The Red Cross has said two villages close to the plant – Shanbe and Sana, which both have populations are about 2,000 - had been badly damaged, but the Russian company that built the Bushehr plant said the reactor was undamaged.

An Iranian official, who spoke to the Associated Press on the condition of anonymity, said the earthquake had been felt at the nuclear site, but said: “I don't think anything happened to the Bushehr power plant as it happened outside Bushehr city.” It is thought that the plant is about 20km away from the two villages.

“The earthquake in no way affected the normal situation at the reactor. Personnel continue to work in the normal regime and radiation levels are fully within the norm,” Russian state news agency RIA quoted an official at the company, Atomstroyexport, as saying.

The quake came as John Kerry, the US Secretary of State, was in Jerusalem for talks with Benjamin Netanyahu about the Israel-Palestinian peace process and Iran’s nuclear ambitions. Speaking after the meeting, Mr Kerry, said that, “Iran cannot have and will not have a nuclear weapon”.

There was little new of substantive progress on the peace process. Mr Kerry said today that the most recent talks had focussed on “some economic initiative”, but that both he and Mr Netanyahu agreed that “the political track is first and foremost; other things may happen to supplement it.”

America’s leading diplomat was clear on Iran, however. “The United States of America has made clear that we stand not just with Israel, but with the entire international community in making it clear that we are serious [about not allowing Iran to develop a nuclear weapon], we are open to negotiation, but it is not an open-ended, endless negotiation,” he said.

The comments come after two days of talks between world powers and Iran over Tehran’s nuclear ambitions broke up without resolution at the weekend.

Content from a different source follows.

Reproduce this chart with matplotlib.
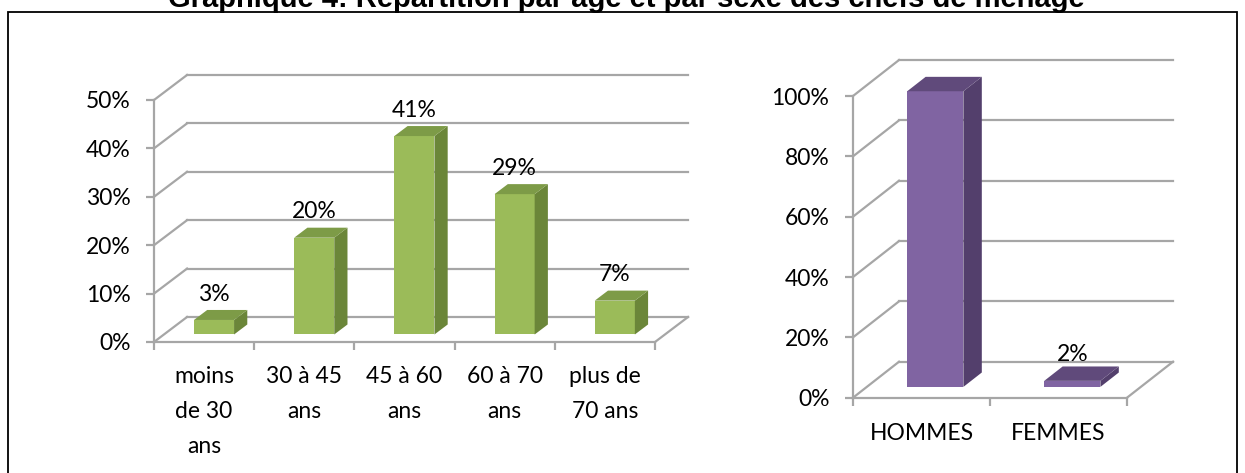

Mr Kerry was not the only foreign official in Israel for talks on Iran today. Canada’s foreign minister, John Baird, held talks with Strategic Affairs Minister Yuval Steinitz, who on Sunday said that Iran should face military action within, “a few weeks, a month” if there is no progress in talks. Like most officials in Israel, Mr Steinitz believes that the West should lead any military action.

Later this month, the new US Defence Secretary Chuck Hagel will visit Jerusalem for talks with his opposite number, the Moshe Ya’alon.